Twitter’s Next Branding Trend: Getting Hacked

25 Feb Twitter’s Next Branding Trend: Getting Hacked

Big brands love memes – from Gangnam Style to the Harlem Shake, big business loves it some repurposed consumer behavior.  But with MTV’s recent stunt on Twitter, we’re swiftly moving from the world of corporate shilling into some bizarre social dystopia.

It all started on February 18, when sometimes-hacktivist group Anonymous pried @BurgerKing out of corporate hands and began laying waste to the company’s carefully crafted Twitter landscape.  Beyond changing the handle’s background to a McDonald’s image and announcing the sale of the brand to the King in Yellow and Red, Anonymous also began advertising the sale of prescription drugs and bath salts via the handle.

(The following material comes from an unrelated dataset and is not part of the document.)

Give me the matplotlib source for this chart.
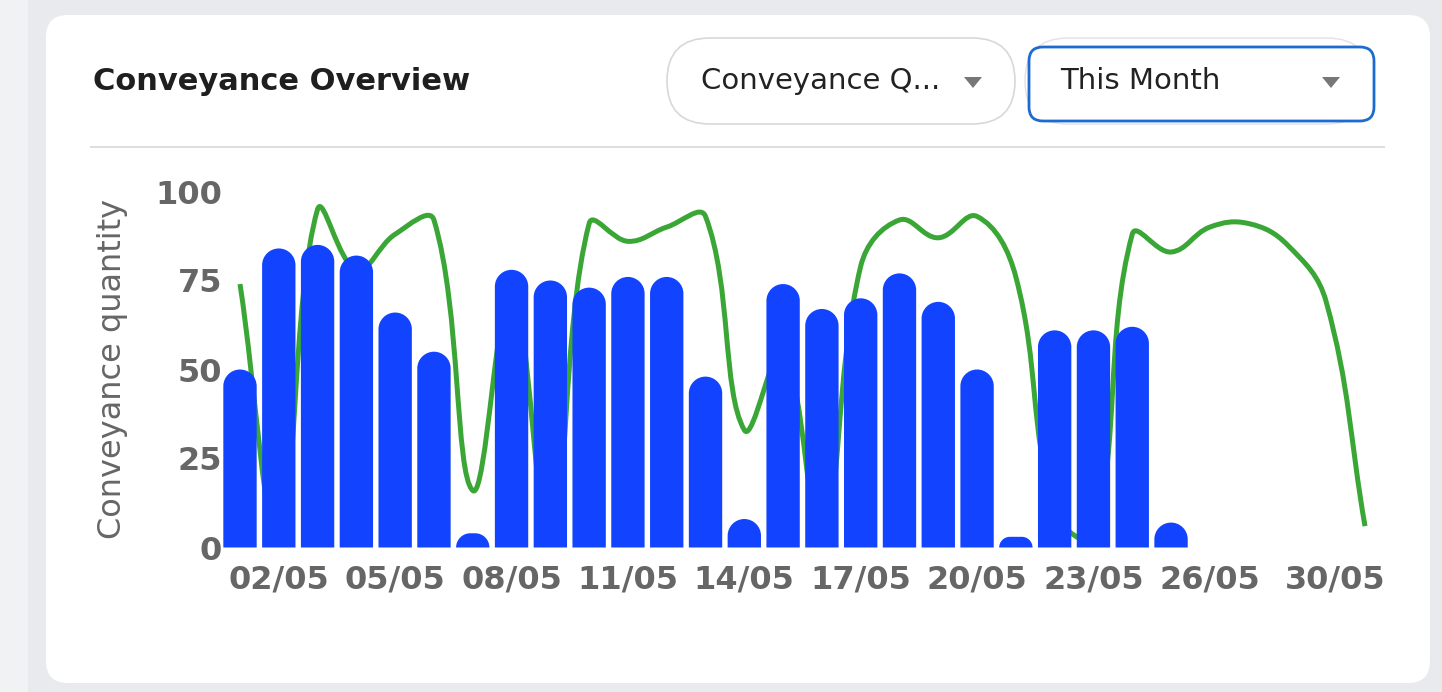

All told, it was a relative benign hack-and-grab, although disastrous to Burger King’s social interests (benign in the sense that no state records were leaked…for once).  But soon after the hack, the crazy started flowing, as other brands, most notably MTV, decided hacking was the new “it” and they just had to get on board!  After all, it’s what the kids are doing!

Forbes reported that MTV’s stunt, which involved changing the avatar to BET’s logo, was actually a publicity push for a new show called “What the Hack.”  Oh the hilarity – hopefully it takes script-jacking to the heights of sexiness not seen since “Hackers” debuted.

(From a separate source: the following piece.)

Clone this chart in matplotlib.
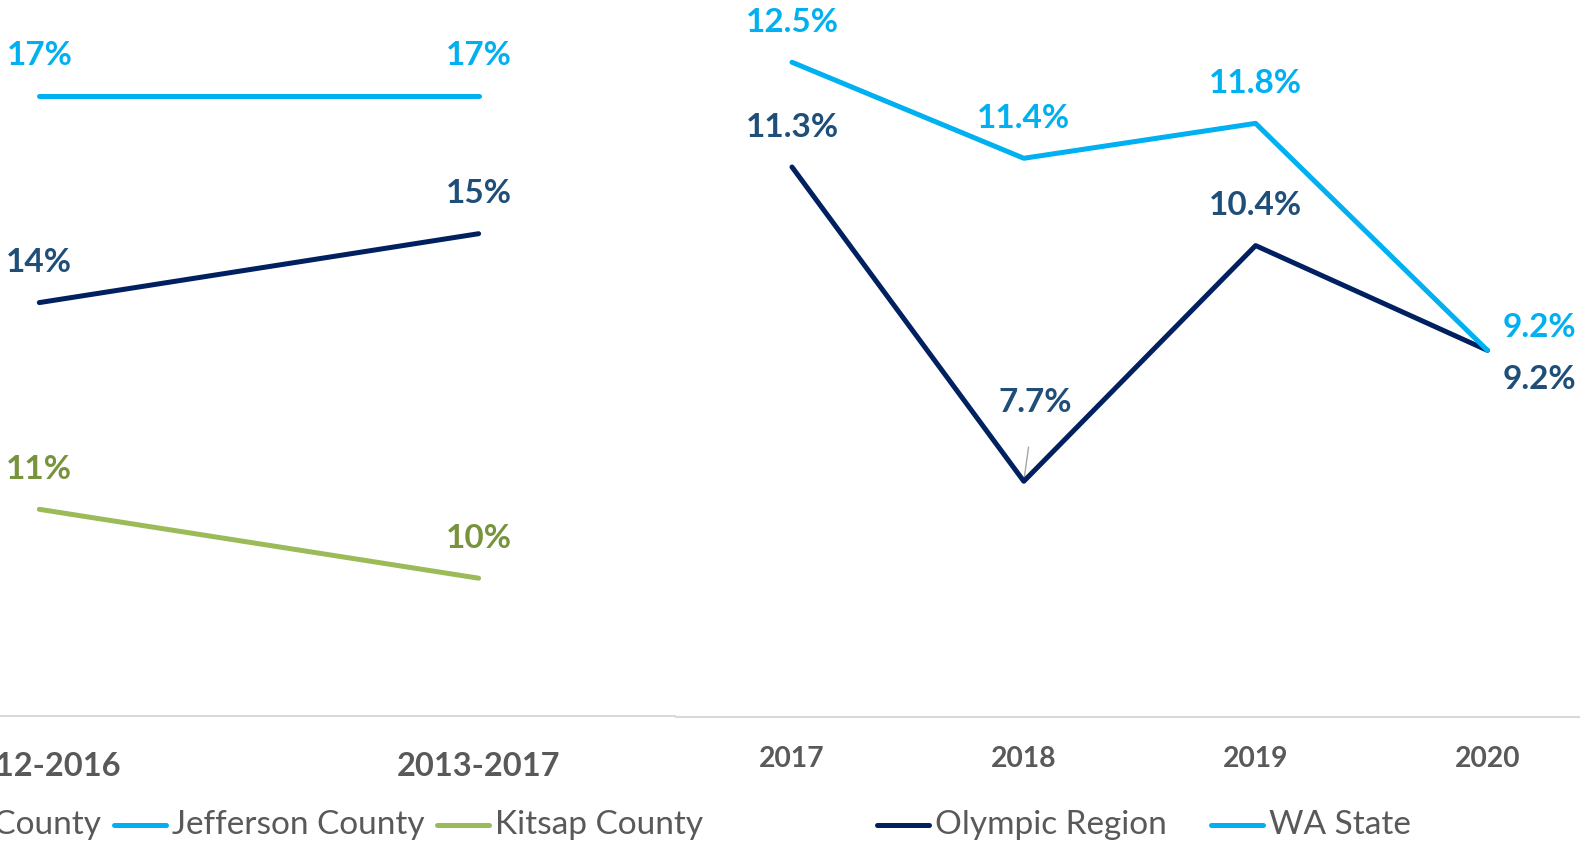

For the record, it appears as though the Burger King hijacking (along with Jeep’s Twitter handle) were legitimate attacks.  That is, they are unless the next Whopper is going to be laced with psychedelics and Jeep’s going to start pushing out trail-rated Caddies.

So what do you think?  Is “fake hacking” going to be a thing or did MTV kill the trend before we even started hating it?